Financial Crime World

Notifying the Competition and Consumer Commission of Singapore (CCCS) of a Merger or Anticipated Merger

This article guides you through the process of notifying the CCCS of a merger or anticipated merger, as well as applying for a decision from CCCS regarding whether the proposed merger infringes the section 54 prohibition of the Competition Act.

Notifying CCCS: A Guide

Notifying CCCS of a Merger or Anticipated Merger

  • Is it compulsory to notify CCCS?: No, but if CCCS conducts an investigation and identifies a Substantially Lessening of Competition (SLC) situation, it may direct the merged entity to remedy the SLC or impose financial penalties on merger parties.

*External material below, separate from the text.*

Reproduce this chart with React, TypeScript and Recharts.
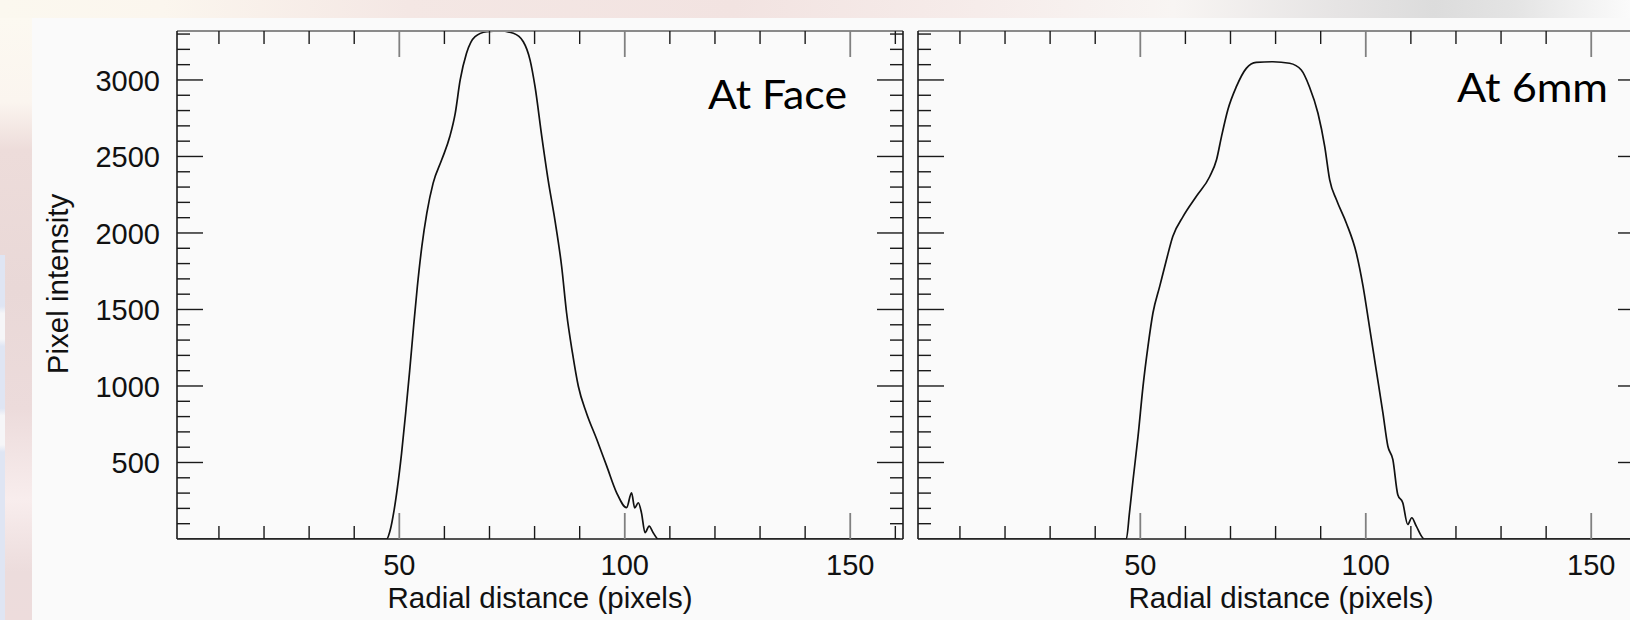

Benefits of Voluntary Notification

  • Merging parties can perform a self-assessment to determine if their merger would lead to an SLC.
  • If they have concerns about whether the merger has resulted or may result in an SLC, they may notify CCCS and apply for a decision by CCCS as to whether a merger has infringed or will infringe section 54 of the Competition Act.

Application Fees

  • For mergers involving small and medium enterprises (SMEs) in Singapore: SGD5,000
  • Where the turnover of the target undertaking or turnover attributed to the acquired asset:
    • is equal to or less than SGD200 million: SGD15,000;
    • between SGD200 million and SGD600 million: SGD50,000;
    • above SGD600 million: SGD100,000.

The Application Regime

Phases of Assessment

  • The assessment consists of two phases:
    • Phase 1: Review (indicative timeframe of 30 working days)
    • Phase 2: Review (endeavours to complete within 120 working days)

Publication of Non-Confidential Details

  • After an application for decision is made, a summary of the non-confidential details of the application must be published on the CCCS website for public consultation.